Thursday, May 25, 2006

Liberty Seguros pulls sponsorship

If you haven't been following the Giro lately, you may have missed the big bombshell that dropped today. Liberty Seguros announced Thursday it's immediately ending its multi-million-dollar sponsorship with the ProTour team while Spanish authorities are reporting that as many as 200 riders and athletes could be implicated in a widespread doping network. Liberty made a good faith effort to support the sport of cycling. Roberto Heras was caught red-handed with EPO last year, and they stood by the team. But when the team manager himself, Manolo Saiz, was caught with a bag of frozen blood and over 60,000 Euro that was the end of their short lived foray into sponsoring pro cycling.
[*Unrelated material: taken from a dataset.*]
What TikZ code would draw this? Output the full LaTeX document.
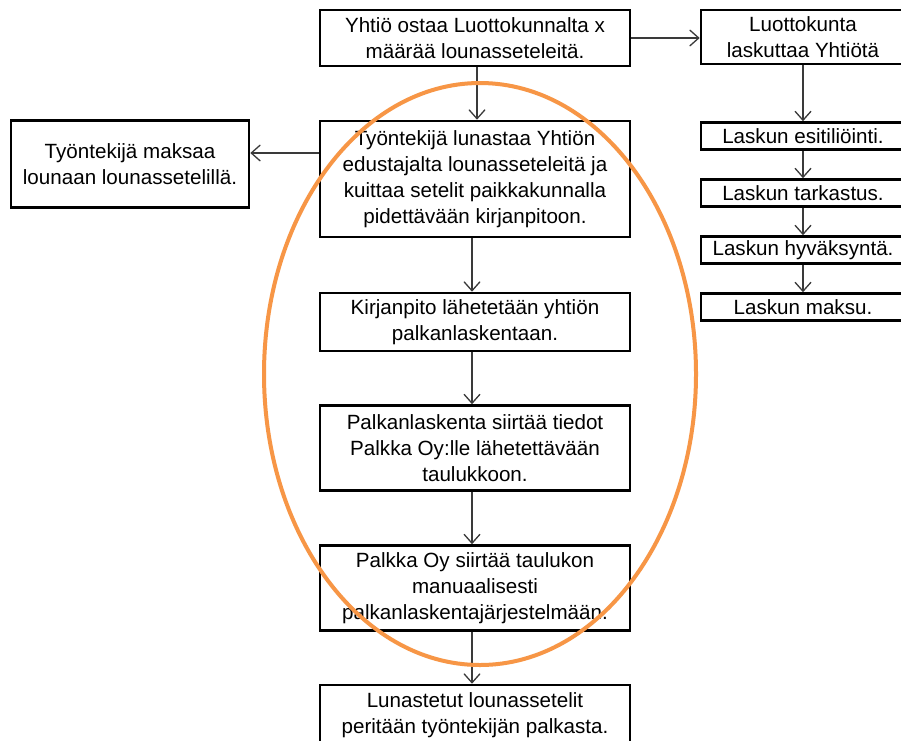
\documentclass[tikz,border=0pt]{standalone}
\usepackage{fontspec}
\setmainfont{Liberation Sans}
\usepackage{xcolor}
\usepackage{tikz}
\usetikzlibrary{arrows.meta, positioning}

\definecolor{oranssi}{HTML}{F79646}
\definecolor{nuolenharmaa}{HTML}{3A3A3A}

\begin{document}
\begin{tikzpicture}[x=1pt, y=-1pt,
    >={Straight Barb[length=9pt, width=16pt]},
    laatikko/.style={draw, line width=2.6pt, inner sep=0pt, align=center,
        font=\fontsize{20.6}{26}\selectfont},
    keski/.style={laatikko, minimum width=310pt},
    oikea/.style={laatikko, minimum width=204pt, minimum height=27pt},
    nuoli/.style={->, line width=1.3pt, draw=nuolenharmaa}]

    % =================================================================
    % 1. KUVAN RAJAT
    % =================================================================
    \useasboundingbox (0,0) rectangle (901,740);
    \clip (0,0) rectangle (901,740);
    \fill[white] (0,0) rectangle (901,740);

    % =================================================================
    % 2. KESKIMMÄINEN SARAKE
    % =================================================================
    \node[keski, minimum height=56pt] (yhtio) at (475,38)
        {Yhtiö ostaa Luottokunnalta x\\määrää lounasseteleitä.};
    \node[keski, minimum height=116pt] (lunastaa) at (475,179)
        {Työntekijä lunastaa Yhtiön\\edustajalta lounasseteleitä ja\\kuittaa setelit paikkakunnalla\\pidettävään kirjanpitoon.};
    \node[keski, minimum height=58pt] (kirjanpito) at (475,322)
        {Kirjanpito lähetetään yhtiön\\palkanlaskentaan.};
    \node[keski, minimum height=85pt] (siirtaa) at (475,448)
        {Palkanlaskenta siirtää tiedot\\Palkka Oy:lle lähetettävään\\taulukkoon.};
    \node[keski, minimum height=85pt] (palkkaoy) at (475,588)
        {Palkka Oy siirtää taulukon\\manuaalisesti\\palkanlaskentajärjestelmään.};
    \node[keski, minimum height=60pt] (peritaan) at (475,715)
        {Lunastetut lounassetelit\\peritään työntekijän palkasta.};

    % Vasen laatikko
    \node[laatikko, minimum width=238pt, minimum height=87pt] (maksaa) at (130,164)
        {Työntekijä maksaa\\lounaan lounassetelillä.};

    % =================================================================
    % 3. OIKEA SARAKE (LASKUTUS)
    % =================================================================
    \node[laatikko, minimum width=204pt, minimum height=54pt] (luotto) at (803,37)
        {Luottokunta\\laskuttaa Yhtiötä};
    \node[oikea] (esit) at (803,136) {Laskun esitiliöinti.};
    \node[oikea] (tark) at (803,193) {Laskun tarkastus.};
    \node[oikea] (hyv) at (803,250) {Laskun hyväksyntä.};
    \node[oikea] (maksu) at (803,307) {Laskun maksu.};

    % =================================================================
    % 4. NUOLET
    % =================================================================
    \draw[nuoli] ([xshift=2pt]yhtio.south) -- ([xshift=2pt]lunastaa.north);
    \draw[nuoli] ([xshift=-3pt]lunastaa.south) -- ([xshift=-3pt]kirjanpito.north);
    \draw[nuoli] ([xshift=-3pt]kirjanpito.south) -- ([xshift=-3pt]siirtaa.north);
    \draw[nuoli] ([xshift=-3pt]siirtaa.south) -- ([xshift=-3pt]palkkaoy.north);
    \draw[nuoli] ([xshift=-3pt]palkkaoy.south) -- ([xshift=-3pt]peritaan.north);

    \draw[nuoli] (yhtio.east) -- (yhtio.east -| luotto.west);
    \draw[nuoli] ([yshift=26pt]lunastaa.west) -- ([yshift=26pt]lunastaa.west -| maksaa.east);

    \draw[nuoli] (luotto.south) -- (esit.north);
    \draw[nuoli] (esit.south) -- (tark.north);
    \draw[nuoli] (tark.south) -- (hyv.north);
    \draw[nuoli] (hyv.south) -- (maksu.north);

    % =================================================================
    % 5. ORANSSI KOROSTUSELLIPSI
    % =================================================================
    \draw[oranssi, line width=4pt] (480,374) ellipse [x radius=216pt, y radius=291pt];

\end{tikzpicture}
\end{document}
There's a part of me that understands why cyclists do it. It's the part of me that's currently tired. Tired of riding, tired of working, tired of doing much of anything right now. I need a break. Pro riders need breaks too. But when you're getting paid big money to ride your bike, you get on and ride. And you ride through the pain, and the tiredness. And maybe you think it's OK to just take a little something. Something to take the edge off, help you get over the hump. Plus, nearly everybody else is doing it. How else can they compete at this level?

There's also a part of me that's pissed off. It's so damn stupid, this constant shadow that pro cycling has to labor under. Every time the cycling community seems to be putting out a consistent 'doping is bad' message something like this seems to come along and pull the rug out from under that. Like the Festina fiasco in 1998. And countless other smaller charges. Like Heras. Don't they get it? If this keeps up, more and more sponsors may pull a Liberty and pull out. There won't be a pro cycling circut left to compete on.

And who gets hurt? Everybody. Last year Alexandre Vinokourov, tired of playing second fiddle to an aging Jan Ullrich, jumped ship from T-mobile to Liberty Seguros hoping to become the main contender for his team in July in the Tour. The plucky little bastard was a thorn in many of the Tour's GC leaders on more than one occasion, and that was without his team's full support. Imagine how much fun it was going to be to watch him attack with a team surrounding him. But now that Seguros is out, it's questionable whether he'll even get the opportunity to ride in the Tour this year. Odds are good that if he does, it won't be as the lead rider for a team but instead back in a supporting role. This lessens the race for everybody, athletes and fans alike.

It's hard to say whether sport can truly be drug free in this day and age. There are so many enhancers being developed, and it's impossible to test for them all. Barry Bonds just surpassed Babe Ruth's home run record. In the eyes of many, it will be a tainted record because of his drug use. Mark McGuire is living with the same issue. If Lance Armstrong is ever proven guilty of doping, legions of fans will villify him. But it was probably the same back at the original Olympics, and even further back when the first caveman decided to race his buddy to that tree over on the next hill. I'm sure that, while EPO and anabolic steroids didn't exist, since the beginning of sport athletes have looked for an edge. Whether it was something as simple as trying to get a slight advantage at the starting line in a foot race to spending millions of dollars doing wind tunnel testing of bicycles and riding positions. We're human beings, and to some level or another we're competitive by nature. It just seems that we never know when to say it's too much. Another human trait, I guess.

1 comment:

Tim said...

Call me an old-timer if you want to, but I still think the beauty of sport lies in what the human body can accomplish through hard work and training. Open the door to unchecked use of drugs and you not only change the nature of sport, but you'd better be ready for the carnage of people pushing the envelope: There would be gruesome injuries and probably a few deaths related to extreme abuse of the "enhancers."

Can bicycling go drug-free? Maybe, but only if it imposes rigid testing and lifetime bans for cheaters. Real lifetime bans, not suspensions followed by decisions by governing bodies to allow racers back into the peloton. Use drugs and you're retired. Period. End of career, end of story.

The cost of cheating has to be drastic, because as long as chemists and doctors are willing to use athletes as guinea pigs, someone will always find a way to stay one step ahead of the testing protocols.